◆ Job:
Set aside the pictures and output only the lines from the one containing "Reproduce this chart with matplotlib." up to and including the one containing "bin_edges_ns = np.round(np.arange(-10.0, 10.0001, 0.1), 2)".

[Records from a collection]
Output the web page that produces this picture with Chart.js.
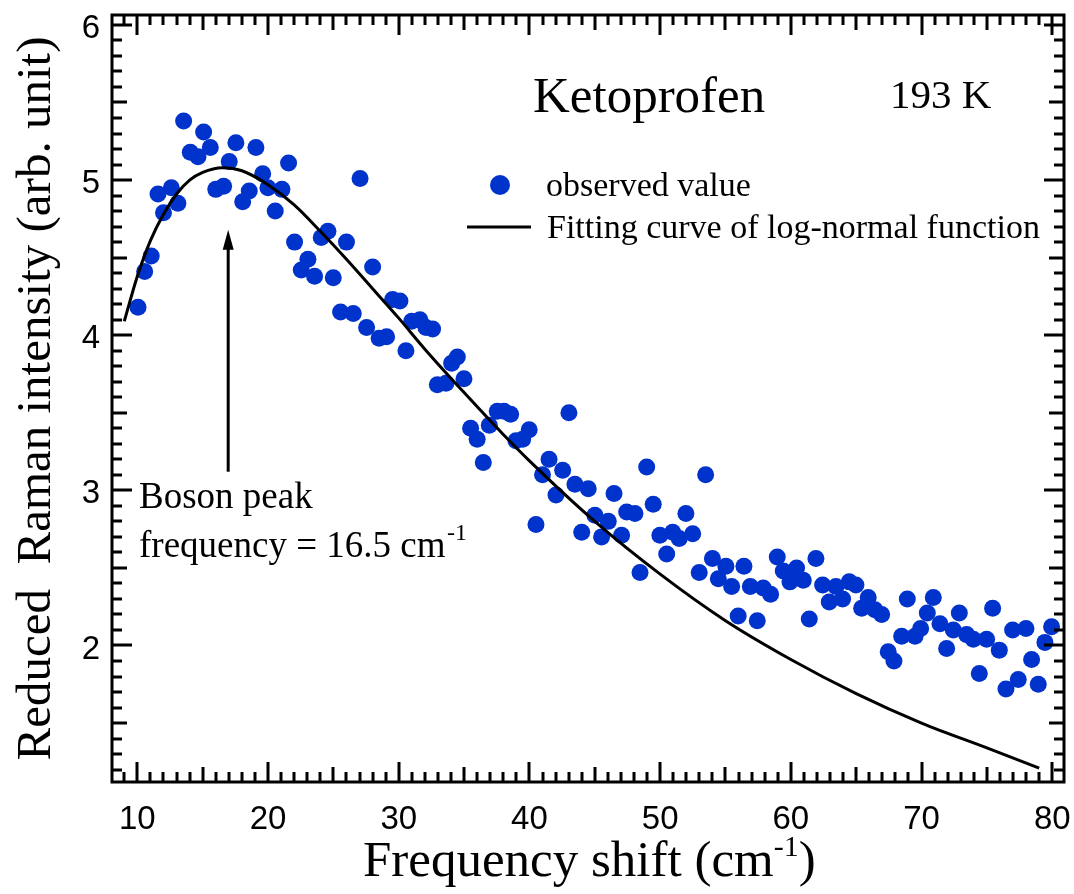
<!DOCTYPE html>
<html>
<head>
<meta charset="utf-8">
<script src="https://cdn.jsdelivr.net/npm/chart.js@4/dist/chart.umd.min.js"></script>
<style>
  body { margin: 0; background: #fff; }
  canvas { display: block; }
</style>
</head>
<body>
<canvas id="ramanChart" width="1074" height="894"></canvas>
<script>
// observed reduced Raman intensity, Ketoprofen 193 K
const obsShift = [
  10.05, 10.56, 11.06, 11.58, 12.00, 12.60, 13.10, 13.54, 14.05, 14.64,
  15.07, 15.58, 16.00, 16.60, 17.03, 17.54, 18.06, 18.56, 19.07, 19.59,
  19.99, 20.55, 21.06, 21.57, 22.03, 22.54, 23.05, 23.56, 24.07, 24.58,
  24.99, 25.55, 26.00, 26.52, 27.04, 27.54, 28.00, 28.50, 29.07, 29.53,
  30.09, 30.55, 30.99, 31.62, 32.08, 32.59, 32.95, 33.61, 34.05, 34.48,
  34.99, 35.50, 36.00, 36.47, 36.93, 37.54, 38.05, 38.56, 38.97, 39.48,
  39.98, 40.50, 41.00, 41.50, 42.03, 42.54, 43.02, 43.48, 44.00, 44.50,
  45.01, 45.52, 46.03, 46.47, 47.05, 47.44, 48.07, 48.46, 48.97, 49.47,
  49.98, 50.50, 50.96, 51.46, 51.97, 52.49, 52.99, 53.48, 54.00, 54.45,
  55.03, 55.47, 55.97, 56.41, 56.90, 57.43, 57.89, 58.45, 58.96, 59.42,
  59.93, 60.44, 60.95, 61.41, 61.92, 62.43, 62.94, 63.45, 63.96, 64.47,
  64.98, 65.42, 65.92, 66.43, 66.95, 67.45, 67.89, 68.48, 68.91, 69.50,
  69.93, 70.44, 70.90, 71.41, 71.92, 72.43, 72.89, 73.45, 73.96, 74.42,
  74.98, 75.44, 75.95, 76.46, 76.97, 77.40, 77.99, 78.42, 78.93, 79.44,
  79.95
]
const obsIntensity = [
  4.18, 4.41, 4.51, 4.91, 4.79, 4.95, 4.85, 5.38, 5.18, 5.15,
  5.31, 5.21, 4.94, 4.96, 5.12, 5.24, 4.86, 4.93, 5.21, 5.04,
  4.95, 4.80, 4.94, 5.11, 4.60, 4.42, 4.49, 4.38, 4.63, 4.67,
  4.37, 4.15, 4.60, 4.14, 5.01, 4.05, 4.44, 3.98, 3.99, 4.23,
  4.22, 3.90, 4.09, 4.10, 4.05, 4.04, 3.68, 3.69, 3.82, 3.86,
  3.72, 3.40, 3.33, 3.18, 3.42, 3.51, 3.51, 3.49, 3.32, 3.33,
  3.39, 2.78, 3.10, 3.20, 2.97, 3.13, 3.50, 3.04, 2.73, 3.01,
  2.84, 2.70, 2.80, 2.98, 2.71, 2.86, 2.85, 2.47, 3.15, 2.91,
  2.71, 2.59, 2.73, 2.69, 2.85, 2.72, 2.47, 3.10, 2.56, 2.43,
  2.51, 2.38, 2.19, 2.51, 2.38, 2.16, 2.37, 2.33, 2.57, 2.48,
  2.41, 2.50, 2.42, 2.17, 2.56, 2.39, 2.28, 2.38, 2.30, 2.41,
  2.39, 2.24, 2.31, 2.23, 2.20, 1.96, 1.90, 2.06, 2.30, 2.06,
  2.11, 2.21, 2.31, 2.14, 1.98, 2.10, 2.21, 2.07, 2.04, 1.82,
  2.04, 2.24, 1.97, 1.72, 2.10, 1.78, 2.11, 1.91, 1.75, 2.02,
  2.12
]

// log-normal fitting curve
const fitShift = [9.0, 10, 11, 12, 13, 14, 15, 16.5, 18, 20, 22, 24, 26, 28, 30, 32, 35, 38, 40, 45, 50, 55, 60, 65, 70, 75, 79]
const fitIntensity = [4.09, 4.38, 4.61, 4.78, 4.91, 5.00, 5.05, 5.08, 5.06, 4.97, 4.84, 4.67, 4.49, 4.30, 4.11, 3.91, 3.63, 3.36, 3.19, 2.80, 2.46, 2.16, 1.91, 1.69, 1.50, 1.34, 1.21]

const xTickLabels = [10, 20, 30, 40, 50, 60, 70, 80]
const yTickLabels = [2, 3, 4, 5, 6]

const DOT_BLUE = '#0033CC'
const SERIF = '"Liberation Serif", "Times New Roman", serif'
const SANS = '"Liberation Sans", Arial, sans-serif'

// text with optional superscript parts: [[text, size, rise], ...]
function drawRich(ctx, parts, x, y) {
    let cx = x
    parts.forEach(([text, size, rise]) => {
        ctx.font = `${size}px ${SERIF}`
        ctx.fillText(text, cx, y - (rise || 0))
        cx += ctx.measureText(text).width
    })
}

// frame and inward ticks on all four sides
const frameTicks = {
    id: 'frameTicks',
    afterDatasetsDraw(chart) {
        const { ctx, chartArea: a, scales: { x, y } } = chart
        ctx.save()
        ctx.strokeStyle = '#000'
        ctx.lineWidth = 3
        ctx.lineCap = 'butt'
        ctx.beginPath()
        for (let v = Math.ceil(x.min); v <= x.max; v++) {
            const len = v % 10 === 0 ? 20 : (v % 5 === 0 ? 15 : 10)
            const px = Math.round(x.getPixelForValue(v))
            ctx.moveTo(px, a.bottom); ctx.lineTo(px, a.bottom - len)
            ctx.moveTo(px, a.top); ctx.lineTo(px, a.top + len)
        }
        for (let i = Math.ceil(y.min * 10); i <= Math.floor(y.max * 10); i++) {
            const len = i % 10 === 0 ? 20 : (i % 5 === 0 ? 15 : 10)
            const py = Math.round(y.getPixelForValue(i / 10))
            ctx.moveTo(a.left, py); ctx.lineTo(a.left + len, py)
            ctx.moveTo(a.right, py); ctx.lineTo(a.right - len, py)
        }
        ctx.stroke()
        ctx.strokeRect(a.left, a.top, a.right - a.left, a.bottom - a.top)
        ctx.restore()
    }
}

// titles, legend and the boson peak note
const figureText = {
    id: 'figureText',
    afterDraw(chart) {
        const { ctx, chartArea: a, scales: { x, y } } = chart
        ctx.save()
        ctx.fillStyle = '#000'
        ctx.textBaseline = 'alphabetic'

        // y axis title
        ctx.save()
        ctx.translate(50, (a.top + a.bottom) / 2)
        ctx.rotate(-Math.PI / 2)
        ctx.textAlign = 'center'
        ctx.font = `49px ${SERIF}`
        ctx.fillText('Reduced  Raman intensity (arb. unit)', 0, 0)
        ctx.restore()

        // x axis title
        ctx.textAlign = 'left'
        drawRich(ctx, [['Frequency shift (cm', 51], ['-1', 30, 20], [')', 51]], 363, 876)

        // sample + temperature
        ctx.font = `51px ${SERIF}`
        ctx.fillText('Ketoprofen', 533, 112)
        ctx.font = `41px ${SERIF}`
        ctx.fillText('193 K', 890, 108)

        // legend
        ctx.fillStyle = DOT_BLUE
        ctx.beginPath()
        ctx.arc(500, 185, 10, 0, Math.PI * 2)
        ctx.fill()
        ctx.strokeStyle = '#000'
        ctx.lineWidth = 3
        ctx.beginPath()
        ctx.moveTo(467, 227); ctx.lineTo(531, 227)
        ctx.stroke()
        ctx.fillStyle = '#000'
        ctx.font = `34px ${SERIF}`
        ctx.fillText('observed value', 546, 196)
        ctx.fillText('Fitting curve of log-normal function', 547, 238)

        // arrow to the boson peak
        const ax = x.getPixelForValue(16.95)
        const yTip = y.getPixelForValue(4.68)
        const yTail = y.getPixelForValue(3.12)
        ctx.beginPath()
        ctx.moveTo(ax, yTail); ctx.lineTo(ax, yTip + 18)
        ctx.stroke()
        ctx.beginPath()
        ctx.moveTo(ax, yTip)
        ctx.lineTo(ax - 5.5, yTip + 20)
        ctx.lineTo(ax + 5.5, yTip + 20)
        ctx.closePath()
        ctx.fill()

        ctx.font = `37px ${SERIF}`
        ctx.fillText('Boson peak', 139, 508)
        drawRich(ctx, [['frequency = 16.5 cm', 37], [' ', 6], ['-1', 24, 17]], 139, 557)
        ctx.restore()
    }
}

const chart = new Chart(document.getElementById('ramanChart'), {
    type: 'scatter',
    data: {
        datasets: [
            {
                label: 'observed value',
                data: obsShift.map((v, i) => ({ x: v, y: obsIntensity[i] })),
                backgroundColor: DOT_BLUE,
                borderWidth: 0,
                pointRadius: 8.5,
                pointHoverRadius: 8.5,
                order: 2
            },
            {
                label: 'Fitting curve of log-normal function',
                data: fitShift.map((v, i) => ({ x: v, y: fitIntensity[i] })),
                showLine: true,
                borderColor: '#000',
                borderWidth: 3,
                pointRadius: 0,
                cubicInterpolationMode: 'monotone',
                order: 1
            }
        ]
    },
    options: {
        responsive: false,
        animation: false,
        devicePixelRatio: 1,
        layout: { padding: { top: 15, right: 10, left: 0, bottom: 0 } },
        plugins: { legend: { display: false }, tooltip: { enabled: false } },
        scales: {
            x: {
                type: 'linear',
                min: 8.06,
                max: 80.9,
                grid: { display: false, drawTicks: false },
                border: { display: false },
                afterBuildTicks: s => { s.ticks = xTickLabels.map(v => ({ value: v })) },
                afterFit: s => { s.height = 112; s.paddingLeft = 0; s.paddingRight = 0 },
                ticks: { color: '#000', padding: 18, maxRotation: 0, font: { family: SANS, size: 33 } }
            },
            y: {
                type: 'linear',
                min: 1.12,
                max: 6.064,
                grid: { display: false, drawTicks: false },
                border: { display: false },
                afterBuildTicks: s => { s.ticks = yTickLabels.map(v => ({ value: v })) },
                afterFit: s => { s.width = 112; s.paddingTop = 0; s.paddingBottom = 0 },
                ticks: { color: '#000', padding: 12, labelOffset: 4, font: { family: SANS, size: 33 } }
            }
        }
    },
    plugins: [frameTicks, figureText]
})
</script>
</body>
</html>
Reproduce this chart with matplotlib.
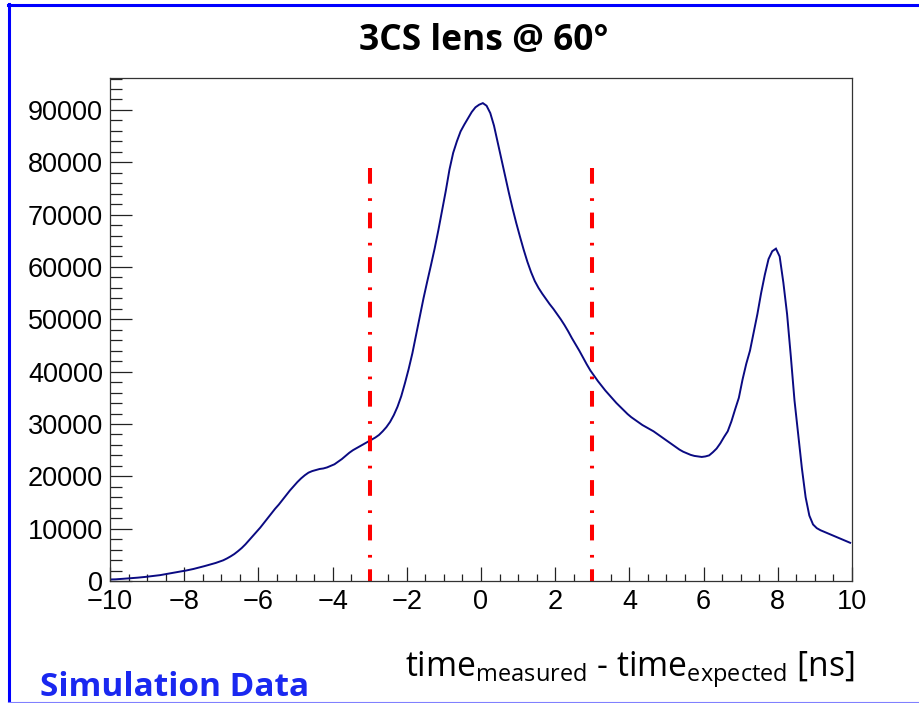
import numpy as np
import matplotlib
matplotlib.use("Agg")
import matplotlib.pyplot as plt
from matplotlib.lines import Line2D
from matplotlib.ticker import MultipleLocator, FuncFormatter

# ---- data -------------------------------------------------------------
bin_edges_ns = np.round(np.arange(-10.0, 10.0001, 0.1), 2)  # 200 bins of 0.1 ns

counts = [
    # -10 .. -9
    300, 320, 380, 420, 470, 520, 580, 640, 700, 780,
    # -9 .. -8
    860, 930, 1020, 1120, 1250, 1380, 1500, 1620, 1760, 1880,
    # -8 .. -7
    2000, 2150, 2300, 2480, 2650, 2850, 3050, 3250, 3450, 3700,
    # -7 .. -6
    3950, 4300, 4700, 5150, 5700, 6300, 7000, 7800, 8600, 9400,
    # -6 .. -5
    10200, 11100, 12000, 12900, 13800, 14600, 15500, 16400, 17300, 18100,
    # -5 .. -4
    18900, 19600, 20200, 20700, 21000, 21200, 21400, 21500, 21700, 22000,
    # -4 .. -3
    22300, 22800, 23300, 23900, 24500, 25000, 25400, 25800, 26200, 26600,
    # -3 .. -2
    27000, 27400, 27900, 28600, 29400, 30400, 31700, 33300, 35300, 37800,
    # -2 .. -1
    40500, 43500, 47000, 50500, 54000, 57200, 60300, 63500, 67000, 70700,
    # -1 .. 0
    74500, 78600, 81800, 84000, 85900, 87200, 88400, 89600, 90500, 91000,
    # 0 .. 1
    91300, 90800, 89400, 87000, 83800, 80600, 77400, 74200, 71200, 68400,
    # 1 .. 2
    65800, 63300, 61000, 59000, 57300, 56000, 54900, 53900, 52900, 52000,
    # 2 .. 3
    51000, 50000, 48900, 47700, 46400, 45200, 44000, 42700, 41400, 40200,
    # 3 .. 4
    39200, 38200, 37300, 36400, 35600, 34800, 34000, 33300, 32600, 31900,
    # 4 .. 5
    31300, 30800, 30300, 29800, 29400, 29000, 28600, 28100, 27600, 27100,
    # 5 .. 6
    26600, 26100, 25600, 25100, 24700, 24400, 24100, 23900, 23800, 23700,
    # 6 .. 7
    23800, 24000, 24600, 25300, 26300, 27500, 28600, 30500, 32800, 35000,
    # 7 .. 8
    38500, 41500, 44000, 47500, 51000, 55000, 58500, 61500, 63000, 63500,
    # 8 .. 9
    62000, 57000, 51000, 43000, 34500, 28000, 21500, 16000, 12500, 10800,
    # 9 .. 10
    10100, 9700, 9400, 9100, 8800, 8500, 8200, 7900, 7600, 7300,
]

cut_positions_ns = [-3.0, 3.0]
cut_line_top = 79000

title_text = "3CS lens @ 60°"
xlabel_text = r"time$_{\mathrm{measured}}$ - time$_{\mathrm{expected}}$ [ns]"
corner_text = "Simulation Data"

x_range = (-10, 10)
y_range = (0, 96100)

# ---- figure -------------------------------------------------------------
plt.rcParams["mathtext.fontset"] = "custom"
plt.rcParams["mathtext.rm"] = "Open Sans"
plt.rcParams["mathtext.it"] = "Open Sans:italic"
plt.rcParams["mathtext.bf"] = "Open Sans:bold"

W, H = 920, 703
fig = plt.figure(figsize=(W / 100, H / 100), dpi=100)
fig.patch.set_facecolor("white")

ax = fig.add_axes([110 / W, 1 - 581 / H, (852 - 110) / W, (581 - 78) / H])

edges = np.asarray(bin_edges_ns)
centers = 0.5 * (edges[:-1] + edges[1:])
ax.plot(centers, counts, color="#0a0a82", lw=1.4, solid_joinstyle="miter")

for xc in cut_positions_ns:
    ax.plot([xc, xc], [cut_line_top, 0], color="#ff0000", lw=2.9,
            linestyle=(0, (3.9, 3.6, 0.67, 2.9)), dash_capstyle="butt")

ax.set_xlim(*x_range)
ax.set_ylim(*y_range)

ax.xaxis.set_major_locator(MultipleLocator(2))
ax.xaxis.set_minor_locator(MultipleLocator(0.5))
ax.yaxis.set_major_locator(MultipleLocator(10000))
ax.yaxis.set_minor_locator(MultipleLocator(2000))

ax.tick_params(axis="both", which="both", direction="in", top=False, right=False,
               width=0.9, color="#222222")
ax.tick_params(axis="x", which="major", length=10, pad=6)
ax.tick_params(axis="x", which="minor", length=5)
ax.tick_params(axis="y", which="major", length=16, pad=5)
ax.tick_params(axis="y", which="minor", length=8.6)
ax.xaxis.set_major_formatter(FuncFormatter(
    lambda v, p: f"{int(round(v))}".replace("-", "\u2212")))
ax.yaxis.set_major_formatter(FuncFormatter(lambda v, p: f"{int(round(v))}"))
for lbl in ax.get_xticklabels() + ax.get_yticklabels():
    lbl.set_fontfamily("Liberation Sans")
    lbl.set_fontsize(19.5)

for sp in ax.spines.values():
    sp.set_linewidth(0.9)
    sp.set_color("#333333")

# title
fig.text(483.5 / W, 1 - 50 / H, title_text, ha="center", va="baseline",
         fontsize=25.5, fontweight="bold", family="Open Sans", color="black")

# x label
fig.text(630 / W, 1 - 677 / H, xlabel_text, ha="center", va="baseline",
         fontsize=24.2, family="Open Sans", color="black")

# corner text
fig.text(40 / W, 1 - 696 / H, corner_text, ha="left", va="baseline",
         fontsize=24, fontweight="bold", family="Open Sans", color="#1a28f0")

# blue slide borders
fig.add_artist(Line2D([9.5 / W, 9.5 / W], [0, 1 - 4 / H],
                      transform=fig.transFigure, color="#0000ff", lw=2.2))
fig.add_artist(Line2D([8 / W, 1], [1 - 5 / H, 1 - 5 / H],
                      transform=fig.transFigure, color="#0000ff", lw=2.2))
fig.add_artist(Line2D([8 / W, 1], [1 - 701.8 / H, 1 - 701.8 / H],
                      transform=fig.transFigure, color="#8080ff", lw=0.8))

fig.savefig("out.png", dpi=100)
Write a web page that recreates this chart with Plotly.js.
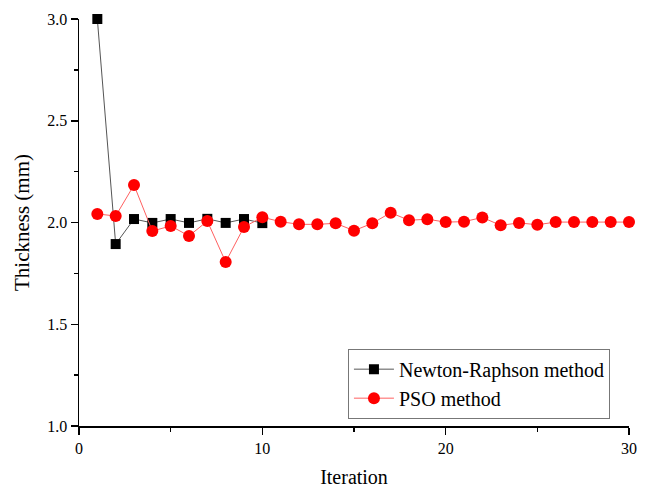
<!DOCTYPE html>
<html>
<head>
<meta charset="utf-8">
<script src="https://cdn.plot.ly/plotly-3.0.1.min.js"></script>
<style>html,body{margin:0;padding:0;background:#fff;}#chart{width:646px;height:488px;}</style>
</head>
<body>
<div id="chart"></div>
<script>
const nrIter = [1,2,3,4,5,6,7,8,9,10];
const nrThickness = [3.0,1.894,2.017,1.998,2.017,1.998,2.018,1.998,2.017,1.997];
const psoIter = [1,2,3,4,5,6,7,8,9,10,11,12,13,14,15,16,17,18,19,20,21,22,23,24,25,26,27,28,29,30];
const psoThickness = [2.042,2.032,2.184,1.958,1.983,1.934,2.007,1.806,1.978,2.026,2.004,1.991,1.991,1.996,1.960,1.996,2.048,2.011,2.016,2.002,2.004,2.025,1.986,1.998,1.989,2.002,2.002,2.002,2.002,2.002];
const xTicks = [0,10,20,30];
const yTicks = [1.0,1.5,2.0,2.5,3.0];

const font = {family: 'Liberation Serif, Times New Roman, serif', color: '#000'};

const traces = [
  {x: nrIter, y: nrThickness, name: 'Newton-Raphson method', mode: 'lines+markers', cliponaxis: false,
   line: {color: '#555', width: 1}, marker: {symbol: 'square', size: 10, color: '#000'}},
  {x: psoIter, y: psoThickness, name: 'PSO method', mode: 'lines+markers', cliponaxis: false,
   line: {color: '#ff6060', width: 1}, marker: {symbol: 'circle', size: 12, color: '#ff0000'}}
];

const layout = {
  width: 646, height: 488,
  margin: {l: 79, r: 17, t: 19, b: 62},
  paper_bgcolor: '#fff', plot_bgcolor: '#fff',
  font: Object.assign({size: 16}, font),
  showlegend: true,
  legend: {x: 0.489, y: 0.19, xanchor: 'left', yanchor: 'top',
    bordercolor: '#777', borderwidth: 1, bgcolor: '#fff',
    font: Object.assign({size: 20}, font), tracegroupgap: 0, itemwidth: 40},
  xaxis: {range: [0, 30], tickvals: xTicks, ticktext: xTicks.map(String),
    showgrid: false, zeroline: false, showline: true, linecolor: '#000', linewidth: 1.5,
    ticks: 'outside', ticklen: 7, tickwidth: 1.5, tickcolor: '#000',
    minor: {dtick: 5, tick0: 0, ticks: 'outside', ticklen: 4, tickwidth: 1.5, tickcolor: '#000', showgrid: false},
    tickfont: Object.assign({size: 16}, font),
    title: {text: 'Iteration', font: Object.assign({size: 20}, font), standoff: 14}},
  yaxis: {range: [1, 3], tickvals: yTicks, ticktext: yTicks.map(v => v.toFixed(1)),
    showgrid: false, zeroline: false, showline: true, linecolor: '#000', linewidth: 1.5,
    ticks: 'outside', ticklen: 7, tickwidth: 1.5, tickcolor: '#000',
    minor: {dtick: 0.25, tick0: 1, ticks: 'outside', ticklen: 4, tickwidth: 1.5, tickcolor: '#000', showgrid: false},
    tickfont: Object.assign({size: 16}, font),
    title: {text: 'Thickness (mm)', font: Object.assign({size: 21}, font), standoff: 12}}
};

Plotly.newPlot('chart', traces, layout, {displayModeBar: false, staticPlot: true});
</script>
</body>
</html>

◆ The output:
Reproduce this chart with matplotlib.
import numpy as np
import matplotlib
matplotlib.use("Agg")
import matplotlib.pyplot as plt
from matplotlib.lines import Line2D
from matplotlib.ticker import MultipleLocator, FuncFormatter

# ---- data -------------------------------------------------------------
bin_edges_ns = np.round(np.arange(-10.0, 10.0001, 0.1), 2)  # 200 bins of 0.1 ns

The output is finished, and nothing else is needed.